Invasions of the Godzilla variety are expected to be expensive, but new research has uncovered that the invasive spread of more humble amphibians and reptiles has cost us globally in the region of $17 billion since 1986. While smaller in size than their kaiju counterparts, these animals are able to cause devastation by spreading disease, destroying crops, and out-competing native species.
Infamous examples of reptile and amphibian invasions include the disastrous introduction of cane toads (Bufo marinus) to Australia. They were imported in 1935 as a means of controlling the cane beetle, but instead became a catastrophic invasive species in the country, destroying wildlife through coastal Queensland and making a nuisance of themselves in urban areas.
Then there’s Florida’s iguana fall, where each year the weather gets so cold that invasive green iguanas (Iguana iguana) drop from the trees as the cold weather sends them into a stupor. With no natural predators in the area, these animals have blossomed after first being introduced through the pet trade.
The catastrophic damage these and many other invasive reptiles and amphibians have caused amounted to at least $16.98 billion between 1986 and 2020, a new paper published in Scientific Reports found. As such, the authors behind it urge that greater effort is made to put in place and enforce policies that will limit the spread of existing invasive species, and any future invaders to come.
“Biological invasions by amphibian and reptile species (i.e. herpetofauna) are numerous and widespread, having caused severe impacts on ecosystems, the economy, and human health,” wrote the authors. “A greater effort in studying the costs of invasive herpetofauna is necessary for a more complete understanding of invasion impacts of these species.”
According to their calculations, that ~$17 billion bill can be split between amphibians, reptiles, and mixed classes, each accounting for $6.3 billion, $10.4 billion, and $334 million, respectively.
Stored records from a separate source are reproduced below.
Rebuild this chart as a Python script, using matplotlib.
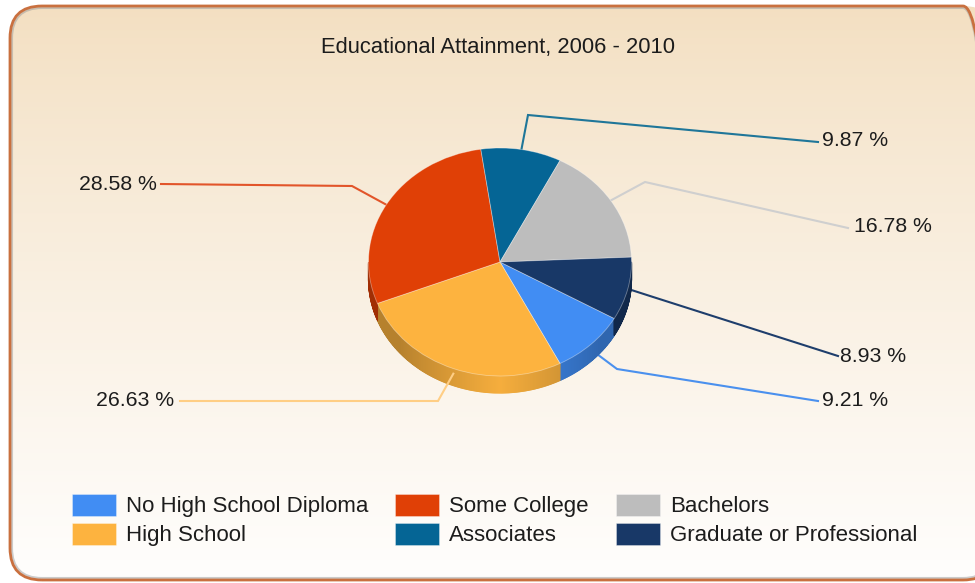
import numpy as np
import matplotlib
matplotlib.use('Agg')
import matplotlib.pyplot as plt
from matplotlib.collections import PolyCollection
from matplotlib.colors import to_rgb
from matplotlib.patches import FancyBboxPatch
from matplotlib.transforms import Affine2D

categories = ['No High School Diploma', 'High School', 'Some College',
              'Associates', 'Bachelors', 'Graduate or Professional']
values = [9.21, 26.63, 28.58, 9.87, 16.78, 8.93]
colors = ['#418DF3', '#FDB33F', '#E04006', '#056595', '#BDBDBD', '#183867']
line_colors = ['#4A90EE', '#FFCE85', '#E2552A', '#1F7699', '#CFCFCF', '#1E3E6C']
title = 'Educational Attainment, 2006 - 2010'

W, H = 975, 583
CX, CY = 500, H - 262
RX, RY, DEPTH = 131.5, 114, 17
START = -29.7

plt.rcParams['font.family'] = ['Liberation Sans', 'DejaVu Sans']
plt.rcParams['text.color'] = '#1c1c1c'

fig = plt.figure(figsize=(W / 100, H / 100), dpi=100)
ax = fig.add_axes([0, 0, 1, 1])

# panel
panel = FancyBboxPatch((10, 3), 985, H - 9, boxstyle='round,pad=0,rounding_size=32',
                       facecolor='none', edgecolor='#C9703F', linewidth=2, zorder=0.4)
ax.add_patch(panel)
shadow = FancyBboxPatch((12, 5), 981, H - 13, boxstyle='round,pad=0,rounding_size=30',
                        facecolor='none', edgecolor='#9a9a9a', linewidth=1.5, alpha=0.5,
                        zorder=0.3)
ax.add_patch(shadow)
grad = np.linspace(0, 1, 256)[:, None, None] ** 0.85
top, bottom = np.array(to_rgb('#F3DFC1')), np.array(to_rgb('#FFFEFD'))
img = ax.imshow(top + (bottom - top) * grad, extent=(0, W, 0, H - 6), origin='upper',
                aspect='auto', zorder=0)
img.set_clip_path(panel)

# top face
wedges, _ = ax.pie(values, colors=colors, startangle=START, counterclock=False,
                   radius=RX, center=(CX, CY),
                   wedgeprops={'edgecolor': '#ffffff60', 'linewidth': 0.6, 'zorder': 2})
squash = Affine2D().translate(-CX, -CY).scale(1, RY / RX).translate(CX, CY) + ax.transData
for w in wedges:
    w.set_transform(squash)

# side wall and leader lines, from the same slice angles
edges = START - np.cumsum([0] + values) * 3.6
polys, poly_colors = [], []
for i in range(len(values)):
    steps = np.append(np.arange(edges[i], edges[i + 1], -0.5), edges[i + 1])
    for s0, s1 in zip(steps[:-1], steps[1:]):
        t = np.radians([s0, s1])
        if np.sin(t).max() > 0:
            continue
        xs, ys = CX + RX * np.cos(t), CY + RY * np.sin(t)
        polys.append([(xs[0], ys[0]), (xs[1], ys[1]),
                      (xs[1], ys[1] - DEPTH), (xs[0], ys[0] - DEPTH)])
        off = abs(np.degrees(np.arctan2(np.cos(t[0]), -np.sin(t[0])))) / 90
        shade = max(0.72, 0.97 - 0.45 * off)
        poly_colors.append(np.array(to_rgb(colors[i])) * shade)
ax.add_collection(PolyCollection(polys, facecolors=poly_colors, edgecolors=poly_colors,
                                 linewidths=0.8, zorder=1.5))

# elbow and end of each leader, then label anchor, in pixels from the top left
elbows = [(617, 369), (438, 401), (352, 186), (528, 115), (645, 182), (650, 296)]
ends = [(818, 401), (180, 401), (161, 184), (818, 142), (838, 228), (838, 356)]
ends[4] = (848, 228)
labels_at = [(822, 401, 'left'), (174, 401, 'right'), (157, 185, 'right'),
             (822, 141, 'left'), (854, 227, 'left'), (840, 357, 'left')]
for i, v in enumerate(values):
    mid = np.radians((edges[i] + edges[i + 1]) / 2)
    x0, y0 = CX + RX * np.cos(mid), CY + RY * np.sin(mid)
    if np.sin(mid) < -0.3:
        y0 -= DEPTH * 0.3
    ax.plot([x0, elbows[i][0], ends[i][0]], [y0, H - elbows[i][1], H - ends[i][1]],
            color=line_colors[i], linewidth=1.5, zorder=1.8 if i == 1 else 1.2,
            solid_joinstyle='miter')
    lx, ly, ha = labels_at[i]
    ax.text(lx, H - ly, f'{v:.2f} %', ha=ha, va='center', fontsize=15.3, zorder=3)

ax.text(498, H - 47, title, ha='center', va='center', fontsize=15.8, zorder=3)

leg = ax.legend(wedges, categories, ncol=3, frameon=False, fontsize=16,
                loc='upper left', bbox_to_anchor=(65 / W, 1 - 487 / H),
                handlelength=1.98, handleheight=1.15, handletextpad=0.45,
                columnspacing=1.22, labelspacing=0.25, borderpad=0, borderaxespad=0.3)
leg.set_zorder(3)

ax.set_xlim(0, W)
ax.set_ylim(0, H)
ax.set_aspect('auto')
ax.axis('off')
fig.savefig('out.png', dpi=100)
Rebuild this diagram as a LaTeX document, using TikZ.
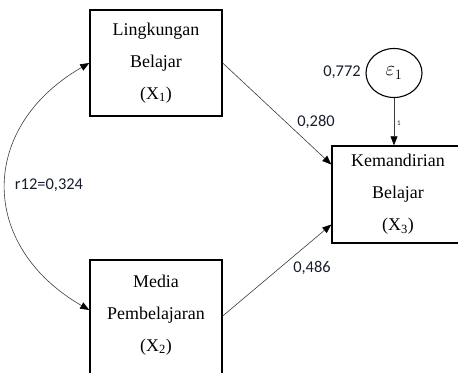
\documentclass[tikz,border=0pt]{standalone}
\usepackage{fontspec}
\setmainfont{Liberation Serif}
\newfontfamily\lblfont{Carlito}
\definecolor{pathgray}{RGB}{60,60,60}
\definecolor{lbltext}{RGB}{25,30,45}
\usetikzlibrary{arrows.meta,positioning,shapes.geometric,calc}

\begin{document}
\begin{tikzpicture}[x=1bp, y=-1bp,
        varbox/.style={rectangle, draw=black, line width=1.4bp, minimum width=132bp,
                       inner sep=0pt, align=center, font=\fontsize{18}{32}\selectfont},
        errnode/.style={ellipse, draw=black, line width=1.1bp, minimum width=56bp,
                        minimum height=49bp, inner sep=0pt, font=\fontsize{20}{22}\selectfont},
        lbl/.style={font=\lblfont\fontsize{16.5}{18}\selectfont, text=lbltext, inner sep=0pt},
        arr/.style={-{Triangle[length=9bp,width=7bp,color=black]}, line width=0.6bp, pathgray},
        corr/.style={{Triangle[length=9bp,width=7bp,color=black]}-{Triangle[length=9bp,width=7bp,color=black]},
                     line width=0.6bp, pathgray}
      ]
        \useasboundingbox (0,0) rectangle (458,372);

        \node[varbox, minimum height=106bp] (X1) at (156,63) {Lingkungan\\Belajar\\(X\textsubscript{1})};
        \node[varbox, minimum height=130bp] (X2) at (156,325) {Media\\Pembelajaran\\(X\textsubscript{2})\rule[-24bp]{0pt}{0pt}};
        \node[varbox, minimum height=97bp]  (X3) at (398,194.5) {Kemandirian\\Belajar\\(X\textsubscript{3})};
        \node[errnode] (E1) at (394,73) {$\varepsilon_1$};

        \node[lbl] (w13) at (316,122) {0,280};
        \node[lbl] (w23) at (312,268) {0,486};
        \node[lbl] (r12) at (49,185) {r12=0,324};
        \node[lbl] (ve1) at (342,72) {0,772};
        \node[lbl, font=\lblfont\fontsize{7}{8}\selectfont] (one) at (399,123) {1};

        \draw[arr] (X1.east) -- ([yshift=30bp]X3.west);
        \draw[arr] ([yshift=9bp]X2.east) -- ([yshift=-30bp]X3.west);
        \draw[arr] (E1.south) -- (E1.south |- X3.north);
        \draw[corr] (X1.west) .. controls +(-111,64) and +(-111,-64) .. ([yshift=15bp]X2.west);
      \end{tikzpicture}
\end{document}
However, among those figures are two key culprits: the brown tree snake (Boiga irregularis) and the American bullfrog (Lithobates catesbeianus).
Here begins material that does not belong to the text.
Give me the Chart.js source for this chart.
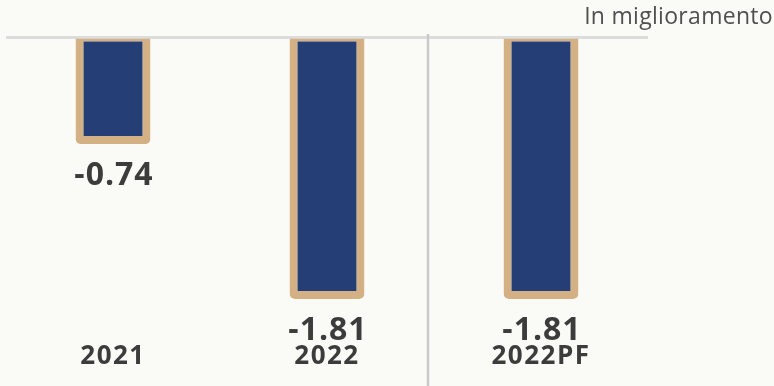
<!DOCTYPE html>
<html>
<head>
<meta charset="utf-8">
<script src="https://cdn.jsdelivr.net/npm/chart.js@4.4.1/dist/chart.umd.min.js"></script>
<style>
    html, body { margin: 0; padding: 0; background: #fafaf7; }
    #wrap { position: relative; width: 774px; height: 386px; }
    #trend {
        position: absolute; right: 1px; top: -1px;
        font: 400 23px "Open Sans", sans-serif;
        letter-spacing: 0.3px; color: #505050;
    }
</style>
</head>
<body>
<div id="wrap">
    <div id="trend">In miglioramento</div>
    <canvas id="chart" width="774" height="386"></canvas>
</div>
<script>
const categories = ['2021', '2022', '2022PF'];
const values = [-0.74, -1.81, -1.81];

const textColor = '#3c3c3c';

// value under each bar
const valueLabels = {
    id: 'valueLabels',
    afterDatasetsDraw(chart) {
        const ctx = chart.ctx;
        ctx.save();
        ctx.font = '700 32px "Open Sans", sans-serif';
        ctx.letterSpacing = '1px';
        ctx.fillStyle = textColor;
        ctx.textAlign = 'center';
        ctx.textBaseline = 'alphabetic';
        chart.getDatasetMeta(0).data.forEach((bar, i) => {
            ctx.fillText(values[i].toFixed(2), bar.x + 1, bar.y + 41);
        });
        ctx.restore();
    }
};

// separator between actual and pro-forma
const divider = {
    id: 'divider',
    beforeDatasetsDraw(chart) {
        const ctx = chart.ctx;
        const xs = chart.scales.x;
        const x = (xs.getPixelForValue(1) + xs.getPixelForValue(2)) / 2 - 6;
        ctx.save();
        ctx.strokeStyle = '#c9c9c9';
        ctx.lineWidth = 2.5;
        ctx.beginPath();
        ctx.moveTo(x, chart.chartArea.top - 3);
        ctx.lineTo(x, chart.height);
        ctx.stroke();
        ctx.restore();
    }
};

const tickSpacing = {
    id: 'tickSpacing',
    beforeDraw(chart) {
        chart.ctx.letterSpacing = '1.5px';
    }
};

new Chart(document.getElementById('chart'), {
    type: 'bar',
    data: {
        labels: categories,
        datasets: [{
            data: values,
            backgroundColor: '#253f76',
            borderColor: '#d4b085',
            borderWidth: {top: 3, left: 8, right: 8, bottom: 8},
            borderSkipped: false,
            borderRadius: {topLeft: 0, topRight: 0, bottomLeft: 5, bottomRight: 5},
            barPercentage: 0.35,
            categoryPercentage: 1
        }]
    },
    options: {
        responsive: false,
        animation: false,
        layout: {padding: {left: 6, right: 126, top: 37, bottom: 12}},
        plugins: {
            legend: {display: false},
            tooltip: {enabled: false}
        },
        scales: {
            x: {
                grid: {display: false, drawTicks: false},
                border: {display: false},
                ticks: {
                    color: textColor,
                    padding: 2,
                    font: {family: '"Open Sans", sans-serif', size: 26, weight: '700'}
                }
            },
            y: {
                min: -2.085,
                max: 0,
                grid: {
                    drawTicks: false,
                    lineWidth: 3,
                    color: c => c.tick.value === 0 ? '#dcdcdc' : 'transparent'
                },
                border: {display: false},
                ticks: {display: false}
            }
        }
    },
    plugins: [divider, valueLabels, tickSpacing]
});
</script>
</body>
</html>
A damning indictment of our perceived control over nomadic frogs, then, but the researchers recognize that not all invasive species are created equal (some are a lot more expensive than others).
“While we acknowledge that not all invasive alien herpetofauna will have tangible monetary impacts, greater research effort is required to distinguish the true absence of economic cost from gaps in cost detection, especially for those taxa with the worst known ecological impacts,” they wrote.
The cost of amphibian and reptile invasions needn’t be so high, say the researchers, as measures to limit the transport of invasive species and a better toolkit for their detection could help keep their spread to a minimum.
And at $17 billion over 34 years, they might have a point.